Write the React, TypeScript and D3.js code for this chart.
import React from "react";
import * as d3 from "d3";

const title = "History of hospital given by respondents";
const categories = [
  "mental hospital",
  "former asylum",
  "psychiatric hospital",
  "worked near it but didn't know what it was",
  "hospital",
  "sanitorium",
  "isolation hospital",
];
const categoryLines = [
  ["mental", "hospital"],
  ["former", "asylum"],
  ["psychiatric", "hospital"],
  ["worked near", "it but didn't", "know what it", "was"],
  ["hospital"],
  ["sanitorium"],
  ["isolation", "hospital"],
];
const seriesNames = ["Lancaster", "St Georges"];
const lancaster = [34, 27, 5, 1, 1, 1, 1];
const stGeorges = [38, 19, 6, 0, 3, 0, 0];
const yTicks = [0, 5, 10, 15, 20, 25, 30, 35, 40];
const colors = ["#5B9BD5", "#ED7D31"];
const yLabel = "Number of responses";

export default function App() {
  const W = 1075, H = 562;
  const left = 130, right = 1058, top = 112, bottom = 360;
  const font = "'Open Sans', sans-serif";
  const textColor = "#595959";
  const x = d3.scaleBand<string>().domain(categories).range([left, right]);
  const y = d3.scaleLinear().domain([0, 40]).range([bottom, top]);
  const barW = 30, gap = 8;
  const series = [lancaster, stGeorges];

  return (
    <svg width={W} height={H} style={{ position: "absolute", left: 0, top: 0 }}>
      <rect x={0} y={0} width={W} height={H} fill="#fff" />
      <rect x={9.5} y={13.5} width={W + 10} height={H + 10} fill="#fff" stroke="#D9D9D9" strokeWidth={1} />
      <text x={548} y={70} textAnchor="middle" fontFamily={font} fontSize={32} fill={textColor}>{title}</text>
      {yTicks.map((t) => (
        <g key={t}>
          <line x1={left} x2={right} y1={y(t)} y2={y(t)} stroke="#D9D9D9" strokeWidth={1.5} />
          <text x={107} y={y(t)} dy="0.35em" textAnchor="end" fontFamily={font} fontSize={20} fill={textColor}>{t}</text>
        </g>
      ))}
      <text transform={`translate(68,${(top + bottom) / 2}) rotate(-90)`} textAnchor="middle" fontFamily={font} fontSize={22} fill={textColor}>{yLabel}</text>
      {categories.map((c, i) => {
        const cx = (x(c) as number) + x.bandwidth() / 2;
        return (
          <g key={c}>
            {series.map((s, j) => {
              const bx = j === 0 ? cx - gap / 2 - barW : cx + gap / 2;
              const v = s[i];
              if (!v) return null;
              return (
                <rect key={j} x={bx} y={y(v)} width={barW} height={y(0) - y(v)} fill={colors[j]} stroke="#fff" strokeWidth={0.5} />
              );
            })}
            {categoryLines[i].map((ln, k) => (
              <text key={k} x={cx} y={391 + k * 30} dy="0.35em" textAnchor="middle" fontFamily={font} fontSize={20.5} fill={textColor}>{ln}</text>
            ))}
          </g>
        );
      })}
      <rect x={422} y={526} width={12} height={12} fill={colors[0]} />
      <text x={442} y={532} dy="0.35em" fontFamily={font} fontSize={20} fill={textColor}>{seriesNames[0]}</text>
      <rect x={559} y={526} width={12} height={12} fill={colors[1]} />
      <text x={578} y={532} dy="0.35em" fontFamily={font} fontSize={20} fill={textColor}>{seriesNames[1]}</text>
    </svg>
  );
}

Work to do:
Quote each line above in full, word for word.

Full output:
Write the React, TypeScript and D3.js code for this chart.
import React from "react";
import * as d3 from "d3";

const title = "History of hospital given by respondents";
const categories = [
  "mental hospital",
  "former asylum",
  "psychiatric hospital",
  "worked near it but didn't know what it was",
  "hospital",
  "sanitorium",
  "isolation hospital",
];
const categoryLines = [
  ["mental", "hospital"],
  ["former", "asylum"],
  ["psychiatric", "hospital"],
  ["worked near", "it but didn't", "know what it", "was"],
  ["hospital"],
  ["sanitorium"],
  ["isolation", "hospital"],
];
const seriesNames = ["Lancaster", "St Georges"];
const lancaster = [34, 27, 5, 1, 1, 1, 1];
const stGeorges = [38, 19, 6, 0, 3, 0, 0];
const yTicks = [0, 5, 10, 15, 20, 25, 30, 35, 40];
const colors = ["#5B9BD5", "#ED7D31"];
const yLabel = "Number of responses";

export default function App() {
  const W = 1075, H = 562;
  const left = 130, right = 1058, top = 112, bottom = 360;
  const font = "'Open Sans', sans-serif";
  const textColor = "#595959";
  const x = d3.scaleBand<string>().domain(categories).range([left, right]);
  const y = d3.scaleLinear().domain([0, 40]).range([bottom, top]);
  const barW = 30, gap = 8;
  const series = [lancaster, stGeorges];

  return (
    <svg width={W} height={H} style={{ position: "absolute", left: 0, top: 0 }}>
      <rect x={0} y={0} width={W} height={H} fill="#fff" />
      <rect x={9.5} y={13.5} width={W + 10} height={H + 10} fill="#fff" stroke="#D9D9D9" strokeWidth={1} />
      <text x={548} y={70} textAnchor="middle" fontFamily={font} fontSize={32} fill={textColor}>{title}</text>
      {yTicks.map((t) => (
        <g key={t}>
          <line x1={left} x2={right} y1={y(t)} y2={y(t)} stroke="#D9D9D9" strokeWidth={1.5} />
          <text x={107} y={y(t)} dy="0.35em" textAnchor="end" fontFamily={font} fontSize={20} fill={textColor}>{t}</text>
        </g>
      ))}
      <text transform={`translate(68,${(top + bottom) / 2}) rotate(-90)`} textAnchor="middle" fontFamily={font} fontSize={22} fill={textColor}>{yLabel}</text>
      {categories.map((c, i) => {
        const cx = (x(c) as number) + x.bandwidth() / 2;
        return (
          <g key={c}>
            {series.map((s, j) => {
              const bx = j === 0 ? cx - gap / 2 - barW : cx + gap / 2;
              const v = s[i];
              if (!v) return null;
              return (
                <rect key={j} x={bx} y={y(v)} width={barW} height={y(0) - y(v)} fill={colors[j]} stroke="#fff" strokeWidth={0.5} />
              );
            })}
            {categoryLines[i].map((ln, k) => (
              <text key={k} x={cx} y={391 + k * 30} dy="0.35em" textAnchor="middle" fontFamily={font} fontSize={20.5} fill={textColor}>{ln}</text>
            ))}
          </g>
        );
      })}
      <rect x={422} y={526} width={12} height={12} fill={colors[0]} />
      <text x={442} y={532} dy="0.35em" fontFamily={font} fontSize={20} fill={textColor}>{seriesNames[0]}</text>
      <rect x={559} y={526} width={12} height={12} fill={colors[1]} />
      <text x={578} y={532} dy="0.35em" fontFamily={font} fontSize={20} fill={textColor}>{seriesNames[1]}</text>
    </svg>
  );
}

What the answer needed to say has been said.